The Australian National Audit Office has just released a report ‘The Protection and Security of Electronic Information Held by Australian Government Agencies‘ based on a review of the approaches to information security by four agencies, the Office of Financial Management, ComSuper, Medicare Australia, and the Department of the Prime Minister and Cabinet.

Amongst other recommendations was one which has been much discussed on Twitter this morning, “emails using public Web-based email services should be blocked on agency ICT systems, as these can provide an easily accessible point of entry for an external attack and subject the agency to the potential for intended or unintended information disclosure.”
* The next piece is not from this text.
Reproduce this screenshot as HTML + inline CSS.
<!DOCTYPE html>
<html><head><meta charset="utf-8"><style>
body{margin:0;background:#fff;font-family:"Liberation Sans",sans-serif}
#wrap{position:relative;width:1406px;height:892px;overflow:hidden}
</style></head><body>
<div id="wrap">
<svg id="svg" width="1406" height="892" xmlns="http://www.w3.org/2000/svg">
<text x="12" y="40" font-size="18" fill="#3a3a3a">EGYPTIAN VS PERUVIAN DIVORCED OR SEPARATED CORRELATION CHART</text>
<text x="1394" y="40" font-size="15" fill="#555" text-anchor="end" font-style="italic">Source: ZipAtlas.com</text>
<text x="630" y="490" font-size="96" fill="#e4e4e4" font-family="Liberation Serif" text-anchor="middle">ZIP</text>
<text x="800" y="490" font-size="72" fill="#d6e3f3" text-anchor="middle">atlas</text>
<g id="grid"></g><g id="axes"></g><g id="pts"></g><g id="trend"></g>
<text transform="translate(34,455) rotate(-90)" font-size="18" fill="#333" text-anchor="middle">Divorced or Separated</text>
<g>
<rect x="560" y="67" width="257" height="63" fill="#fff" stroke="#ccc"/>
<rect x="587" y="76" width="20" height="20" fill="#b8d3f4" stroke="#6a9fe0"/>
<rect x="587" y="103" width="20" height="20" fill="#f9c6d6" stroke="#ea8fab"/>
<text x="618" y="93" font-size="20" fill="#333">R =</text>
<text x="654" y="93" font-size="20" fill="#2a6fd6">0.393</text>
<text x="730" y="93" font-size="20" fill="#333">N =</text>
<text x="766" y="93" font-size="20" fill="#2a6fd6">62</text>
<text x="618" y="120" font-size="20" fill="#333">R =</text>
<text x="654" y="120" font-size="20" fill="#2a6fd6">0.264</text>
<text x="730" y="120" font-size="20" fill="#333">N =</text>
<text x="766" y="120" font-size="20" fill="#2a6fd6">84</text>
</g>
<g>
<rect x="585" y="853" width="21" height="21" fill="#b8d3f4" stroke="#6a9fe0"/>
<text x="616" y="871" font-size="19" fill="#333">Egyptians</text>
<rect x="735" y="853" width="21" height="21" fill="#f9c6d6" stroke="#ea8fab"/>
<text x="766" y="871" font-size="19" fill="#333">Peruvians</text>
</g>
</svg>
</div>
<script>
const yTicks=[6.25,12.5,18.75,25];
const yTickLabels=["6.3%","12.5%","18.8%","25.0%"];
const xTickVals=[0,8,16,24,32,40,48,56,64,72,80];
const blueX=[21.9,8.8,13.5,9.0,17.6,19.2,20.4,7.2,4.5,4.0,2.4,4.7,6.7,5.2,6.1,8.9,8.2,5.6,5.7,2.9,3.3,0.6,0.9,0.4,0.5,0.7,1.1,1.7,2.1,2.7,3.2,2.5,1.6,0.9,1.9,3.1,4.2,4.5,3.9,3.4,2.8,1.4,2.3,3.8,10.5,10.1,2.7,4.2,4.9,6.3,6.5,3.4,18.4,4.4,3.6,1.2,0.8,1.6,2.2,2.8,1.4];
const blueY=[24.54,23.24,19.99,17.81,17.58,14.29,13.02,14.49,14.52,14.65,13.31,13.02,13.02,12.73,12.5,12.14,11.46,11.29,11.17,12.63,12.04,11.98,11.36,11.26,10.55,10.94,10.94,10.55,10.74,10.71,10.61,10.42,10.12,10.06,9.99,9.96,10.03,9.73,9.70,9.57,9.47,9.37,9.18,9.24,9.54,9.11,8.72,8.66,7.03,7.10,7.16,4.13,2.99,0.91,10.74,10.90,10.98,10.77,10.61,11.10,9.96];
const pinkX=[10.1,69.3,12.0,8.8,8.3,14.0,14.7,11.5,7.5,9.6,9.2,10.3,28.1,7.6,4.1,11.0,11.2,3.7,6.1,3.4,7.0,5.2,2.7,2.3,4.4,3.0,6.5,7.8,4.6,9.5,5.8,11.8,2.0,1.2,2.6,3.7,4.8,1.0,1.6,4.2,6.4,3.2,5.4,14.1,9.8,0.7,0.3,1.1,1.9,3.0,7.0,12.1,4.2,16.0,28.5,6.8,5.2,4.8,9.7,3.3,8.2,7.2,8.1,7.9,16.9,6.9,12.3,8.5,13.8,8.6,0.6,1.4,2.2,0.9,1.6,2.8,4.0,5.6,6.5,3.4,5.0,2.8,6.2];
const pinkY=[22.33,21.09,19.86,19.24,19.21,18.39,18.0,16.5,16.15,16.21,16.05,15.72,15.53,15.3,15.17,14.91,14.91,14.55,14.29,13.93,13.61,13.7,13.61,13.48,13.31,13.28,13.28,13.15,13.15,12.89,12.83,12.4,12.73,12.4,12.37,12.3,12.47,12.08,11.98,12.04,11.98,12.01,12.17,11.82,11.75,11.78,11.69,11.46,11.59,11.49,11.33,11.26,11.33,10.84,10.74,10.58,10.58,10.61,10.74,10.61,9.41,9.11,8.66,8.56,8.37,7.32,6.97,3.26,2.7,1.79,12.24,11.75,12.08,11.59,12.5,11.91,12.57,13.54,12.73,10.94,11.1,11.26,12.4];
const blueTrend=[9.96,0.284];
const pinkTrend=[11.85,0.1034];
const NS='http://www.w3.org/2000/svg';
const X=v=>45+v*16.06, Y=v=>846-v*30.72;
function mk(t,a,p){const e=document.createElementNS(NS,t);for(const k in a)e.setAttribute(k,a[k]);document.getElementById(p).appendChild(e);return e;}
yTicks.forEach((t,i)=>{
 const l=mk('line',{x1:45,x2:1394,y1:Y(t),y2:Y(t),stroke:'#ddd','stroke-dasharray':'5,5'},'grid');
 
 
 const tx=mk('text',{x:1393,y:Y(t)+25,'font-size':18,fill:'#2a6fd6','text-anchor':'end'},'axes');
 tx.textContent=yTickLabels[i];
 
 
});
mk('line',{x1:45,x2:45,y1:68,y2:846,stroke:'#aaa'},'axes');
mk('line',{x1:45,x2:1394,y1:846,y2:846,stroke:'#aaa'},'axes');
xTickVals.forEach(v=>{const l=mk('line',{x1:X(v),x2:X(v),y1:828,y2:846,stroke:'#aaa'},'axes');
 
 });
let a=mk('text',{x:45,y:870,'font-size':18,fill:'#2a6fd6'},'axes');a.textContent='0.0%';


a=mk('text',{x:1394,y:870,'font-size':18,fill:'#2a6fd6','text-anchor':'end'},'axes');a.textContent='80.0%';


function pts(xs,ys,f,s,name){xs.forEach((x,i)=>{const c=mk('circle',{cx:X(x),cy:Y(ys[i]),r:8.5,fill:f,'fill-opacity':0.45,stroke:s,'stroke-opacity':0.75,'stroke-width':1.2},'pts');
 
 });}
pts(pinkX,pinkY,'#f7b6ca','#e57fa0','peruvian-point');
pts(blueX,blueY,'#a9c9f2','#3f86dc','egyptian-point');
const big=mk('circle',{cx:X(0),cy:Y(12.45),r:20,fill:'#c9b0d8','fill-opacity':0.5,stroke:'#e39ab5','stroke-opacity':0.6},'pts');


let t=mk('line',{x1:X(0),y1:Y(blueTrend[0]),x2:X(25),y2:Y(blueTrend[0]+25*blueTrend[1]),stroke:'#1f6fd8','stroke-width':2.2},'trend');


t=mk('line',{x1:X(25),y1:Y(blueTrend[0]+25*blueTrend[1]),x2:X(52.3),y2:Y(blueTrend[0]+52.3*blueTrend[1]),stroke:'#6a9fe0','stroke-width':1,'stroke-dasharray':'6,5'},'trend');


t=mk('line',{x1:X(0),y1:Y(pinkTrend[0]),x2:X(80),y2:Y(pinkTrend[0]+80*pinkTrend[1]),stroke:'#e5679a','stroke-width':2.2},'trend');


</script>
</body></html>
This reflects the recommendation in the Defense Signal Directorate’s Information Security Manual, the ‘bible’ for Australian Government agencies when it comes to ICT security, which states on page 100 that:

Agencies should not allow personnel to send and receive emails using public web-based email services.
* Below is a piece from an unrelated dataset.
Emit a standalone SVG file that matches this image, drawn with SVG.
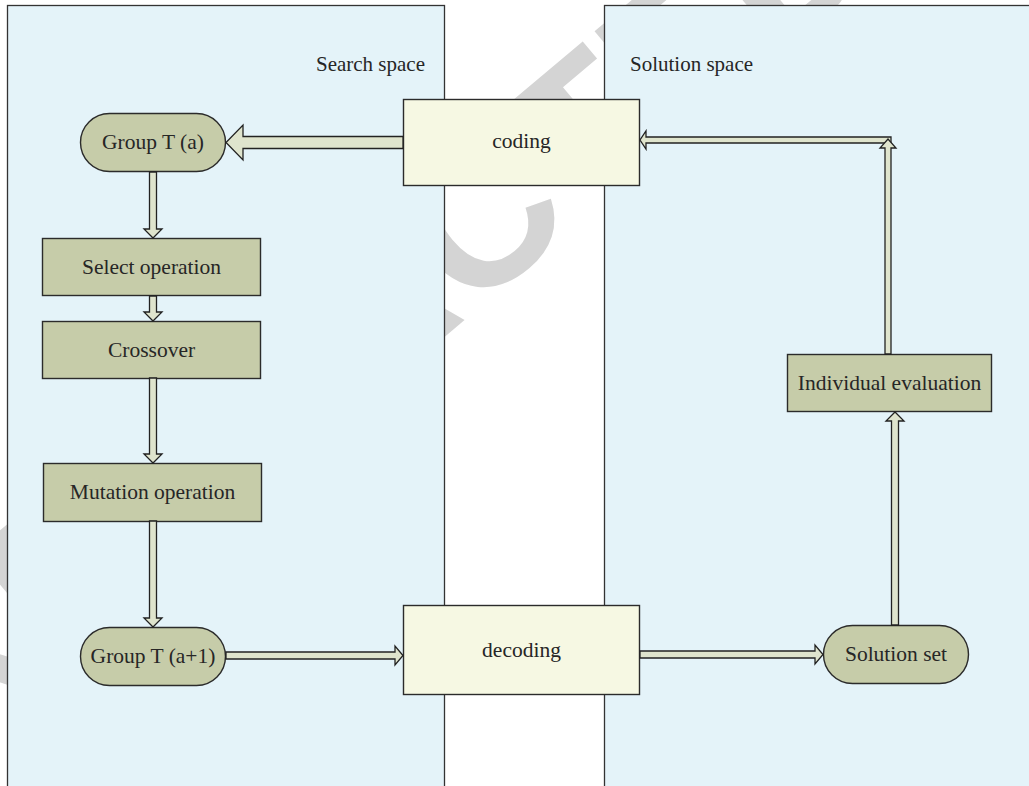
<svg xmlns="http://www.w3.org/2000/svg" width="1029" height="786" viewBox="0 0 1029 786">
<style>
.panel{fill:#e4f3f9;stroke:#333;stroke-width:1.3}
.node{fill:#c6cca9;stroke:#2b2b2b;stroke-width:1.4}
.code{fill:#f6f8e3;stroke:#2b2b2b;stroke-width:1.4}
.arrow{fill:#dfe4cd;stroke:#222;stroke-width:1.3;stroke-linejoin:miter}
.t{font-family:"Liberation Serif","Times New Roman",serif;font-size:21.5px;fill:#262626;text-anchor:middle}
.lbl{font-family:"Liberation Serif","Times New Roman",serif;font-size:21px;fill:#262626}
.wm{font-family:"Liberation Sans",Arial,sans-serif;font-weight:bold;font-size:200px;fill:#d4d4d4;text-anchor:middle}
</style>
<rect x="0" y="0" width="1029" height="786" fill="#ffffff"/>
<text class="wm" x="367" y="380" transform="rotate(-40 367 308)">RETRACTED</text>
<g id="search-space">
<rect class="panel" x="7.5" y="5.5" width="437" height="800"/>
<text class="lbl" x="425" y="71" text-anchor="end">Search space</text>
</g>
<g id="solution-space">
<rect class="panel" x="604.5" y="5.5" width="440" height="800"/>
<text class="lbl" x="630" y="71">Solution space</text>
</g>
<g id="coding">
<rect class="code" x="403.5" y="99.5" width="236" height="86"/>
<text class="t" x="521.5" y="148">coding</text>
</g>
<g id="decoding">
<rect class="code" x="403.5" y="605.5" width="236" height="89"/>
<text class="t" x="521.5" y="657">decoding</text>
</g>
<g id="group-t-a">
<rect class="node" x="80.5" y="113.5" width="145" height="58" rx="29"/>
<text class="t" x="153" y="149">Group T (a)</text>
</g>
<g id="select-operation">
<rect class="node" x="42.5" y="238.5" width="218" height="57"/>
<text class="t" x="151.5" y="274">Select operation</text>
</g>
<g id="crossover">
<rect class="node" x="42.5" y="321.5" width="218" height="57"/>
<text class="t" x="151.5" y="357">Crossover</text>
</g>
<g id="mutation-operation">
<rect class="node" x="43.5" y="463.5" width="218" height="58"/>
<text class="t" x="152.5" y="499">Mutation operation</text>
</g>
<g id="group-t-a1">
<rect class="node" x="80.5" y="627.5" width="145" height="58" rx="29"/>
<text class="t" x="153" y="663">Group T (a+1)</text>
</g>
<g id="solution-set">
<rect class="node" x="823.5" y="625.5" width="145" height="58" rx="29"/>
<text class="t" x="896" y="661">Solution set</text>
</g>
<g id="individual-evaluation">
<rect class="node" x="787.5" y="354.5" width="204" height="57"/>
<text class="t" x="889.5" y="390">Individual evaluation</text>
</g>
<g id="connectors">
<polygon class="arrow" points="403,136.5 243,136.5 243,125 226,142.5 243,160 243,148.5 403,148.5"/>
<polygon class="arrow" points="149.5,172 156.5,172 156.5,229 162,229 153,238 144,229 149.5,229"/>
<polygon class="arrow" points="149.5,296 156.5,296 156.5,312 162,312 153,321 144,312 149.5,312"/>
<polygon class="arrow" points="149.5,378 156.5,378 156.5,454 162,454 153,463 144,454 149.5,454"/>
<polygon class="arrow" points="149.5,521 156.5,521 156.5,618 162,618 153,627 144,618 149.5,618"/>
<polygon class="arrow" points="226,652 395,652 395,646 403,655.5 395,665 395,659 226,659"/>
<polygon class="arrow" points="640,651 815,651 815,645 823,654.5 815,664 815,658 640,658"/>
<polygon class="arrow" points="891.5,625 891.5,421 886,421 895,412 904,421 898.5,421 898.5,625"/>
<polygon class="arrow" points="891,137 646,137 646,131 640,140 646,149 646,143 891,143"/>
<polygon class="arrow" points="885,354 885,148 880,148 888,139 896,148 891,148 891,354"/>
</g>
</svg>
The concerns are very clear and relevant – web-based email systems can easily be used, inadvertently or deliberately, to distribute large quantities of citizen’s personal information, or an agency’s In Confidence or other classified information rapidly and to large numbers of people, making it impossible to contain the spread of the information.

Web-based email is also a potential source of attacks against an agency, through viruses, worms and trojans in email attachments (which may not be able to be scanned at the same level as Departmental email can be) and through web-links in emails to compromised websites.

I don’t dispute these real concerns. They are concerns for corporations as well.

However, I do ask – what is ‘web-based email’?